> **Raw data**
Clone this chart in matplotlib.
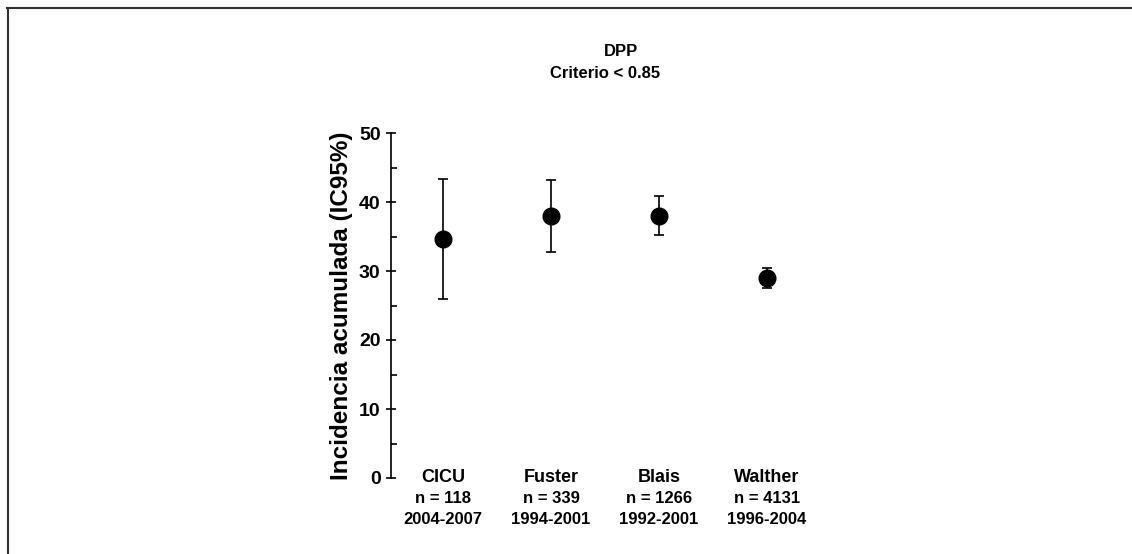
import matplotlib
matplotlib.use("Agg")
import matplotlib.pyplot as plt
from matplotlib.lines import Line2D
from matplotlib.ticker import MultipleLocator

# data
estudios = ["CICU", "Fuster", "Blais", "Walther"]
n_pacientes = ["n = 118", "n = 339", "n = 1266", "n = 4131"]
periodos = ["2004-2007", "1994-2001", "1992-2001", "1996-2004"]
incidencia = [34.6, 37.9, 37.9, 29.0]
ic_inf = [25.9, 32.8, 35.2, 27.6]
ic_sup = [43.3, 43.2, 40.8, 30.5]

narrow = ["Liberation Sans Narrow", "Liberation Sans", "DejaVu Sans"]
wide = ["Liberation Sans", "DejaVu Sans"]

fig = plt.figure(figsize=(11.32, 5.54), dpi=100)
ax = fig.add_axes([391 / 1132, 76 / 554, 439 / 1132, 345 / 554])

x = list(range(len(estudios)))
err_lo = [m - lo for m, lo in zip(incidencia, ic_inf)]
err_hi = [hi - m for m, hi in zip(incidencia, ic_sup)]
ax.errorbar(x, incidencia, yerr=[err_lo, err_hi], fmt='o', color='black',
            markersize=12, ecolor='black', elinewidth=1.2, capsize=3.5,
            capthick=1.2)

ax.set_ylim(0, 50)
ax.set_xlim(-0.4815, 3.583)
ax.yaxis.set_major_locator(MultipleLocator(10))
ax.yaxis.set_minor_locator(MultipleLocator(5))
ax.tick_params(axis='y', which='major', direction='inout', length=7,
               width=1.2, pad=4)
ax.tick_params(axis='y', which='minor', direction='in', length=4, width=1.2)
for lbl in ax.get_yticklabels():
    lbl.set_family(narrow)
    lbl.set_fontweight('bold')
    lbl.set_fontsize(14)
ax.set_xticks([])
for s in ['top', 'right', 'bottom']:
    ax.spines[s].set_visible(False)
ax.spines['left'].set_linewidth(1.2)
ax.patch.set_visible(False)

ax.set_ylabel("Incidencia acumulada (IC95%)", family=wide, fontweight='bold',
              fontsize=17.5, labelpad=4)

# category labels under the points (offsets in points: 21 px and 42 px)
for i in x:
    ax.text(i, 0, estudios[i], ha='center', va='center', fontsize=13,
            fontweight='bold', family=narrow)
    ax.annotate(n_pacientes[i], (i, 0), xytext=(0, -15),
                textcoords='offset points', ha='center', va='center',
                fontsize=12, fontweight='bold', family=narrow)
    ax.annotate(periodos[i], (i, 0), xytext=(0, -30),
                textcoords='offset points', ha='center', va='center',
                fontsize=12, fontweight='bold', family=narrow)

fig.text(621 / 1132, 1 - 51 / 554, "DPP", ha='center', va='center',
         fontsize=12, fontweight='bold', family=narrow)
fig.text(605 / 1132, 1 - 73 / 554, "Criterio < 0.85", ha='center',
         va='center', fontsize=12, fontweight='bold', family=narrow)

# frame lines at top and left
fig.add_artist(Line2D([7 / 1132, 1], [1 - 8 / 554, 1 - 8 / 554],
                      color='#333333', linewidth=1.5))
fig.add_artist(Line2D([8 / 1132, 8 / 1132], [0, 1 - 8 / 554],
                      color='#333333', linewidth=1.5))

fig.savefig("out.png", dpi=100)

> **Stated task**
Please write out all the data again word for word, but not the pictures.

> **Result of this task**
Clone this chart in matplotlib.
import matplotlib
matplotlib.use("Agg")
import matplotlib.pyplot as plt
from matplotlib.lines import Line2D
from matplotlib.ticker import MultipleLocator

# data
estudios = ["CICU", "Fuster", "Blais", "Walther"]
n_pacientes = ["n = 118", "n = 339", "n = 1266", "n = 4131"]
periodos = ["2004-2007", "1994-2001", "1992-2001", "1996-2004"]
incidencia = [34.6, 37.9, 37.9, 29.0]
ic_inf = [25.9, 32.8, 35.2, 27.6]
ic_sup = [43.3, 43.2, 40.8, 30.5]

narrow = ["Liberation Sans Narrow", "Liberation Sans", "DejaVu Sans"]
wide = ["Liberation Sans", "DejaVu Sans"]

fig = plt.figure(figsize=(11.32, 5.54), dpi=100)
ax = fig.add_axes([391 / 1132, 76 / 554, 439 / 1132, 345 / 554])

x = list(range(len(estudios)))
err_lo = [m - lo for m, lo in zip(incidencia, ic_inf)]
err_hi = [hi - m for m, hi in zip(incidencia, ic_sup)]
ax.errorbar(x, incidencia, yerr=[err_lo, err_hi], fmt='o', color='black',
            markersize=12, ecolor='black', elinewidth=1.2, capsize=3.5,
            capthick=1.2)

ax.set_ylim(0, 50)
ax.set_xlim(-0.4815, 3.583)
ax.yaxis.set_major_locator(MultipleLocator(10))
ax.yaxis.set_minor_locator(MultipleLocator(5))
ax.tick_params(axis='y', which='major', direction='inout', length=7,
               width=1.2, pad=4)
ax.tick_params(axis='y', which='minor', direction='in', length=4, width=1.2)
for lbl in ax.get_yticklabels():
    lbl.set_family(narrow)
    lbl.set_fontweight('bold')
    lbl.set_fontsize(14)
ax.set_xticks([])
for s in ['top', 'right', 'bottom']:
    ax.spines[s].set_visible(False)
ax.spines['left'].set_linewidth(1.2)
ax.patch.set_visible(False)

ax.set_ylabel("Incidencia acumulada (IC95%)", family=wide, fontweight='bold',
              fontsize=17.5, labelpad=4)

# category labels under the points (offsets in points: 21 px and 42 px)
for i in x:
    ax.text(i, 0, estudios[i], ha='center', va='center', fontsize=13,
            fontweight='bold', family=narrow)
    ax.annotate(n_pacientes[i], (i, 0), xytext=(0, -15),
                textcoords='offset points', ha='center', va='center',
                fontsize=12, fontweight='bold', family=narrow)
    ax.annotate(periodos[i], (i, 0), xytext=(0, -30),
                textcoords='offset points', ha='center', va='center',
                fontsize=12, fontweight='bold', family=narrow)

fig.text(621 / 1132, 1 - 51 / 554, "DPP", ha='center', va='center',
         fontsize=12, fontweight='bold', family=narrow)
fig.text(605 / 1132, 1 - 73 / 554, "Criterio < 0.85", ha='center',
         va='center', fontsize=12, fontweight='bold', family=narrow)

# frame lines at top and left
fig.add_artist(Line2D([7 / 1132, 1], [1 - 8 / 554, 1 - 8 / 554],
                      color='#333333', linewidth=1.5))
fig.add_artist(Line2D([8 / 1132, 8 / 1132], [0, 1 - 8 / 554],
                      color='#333333', linewidth=1.5))

fig.savefig("out.png", dpi=100)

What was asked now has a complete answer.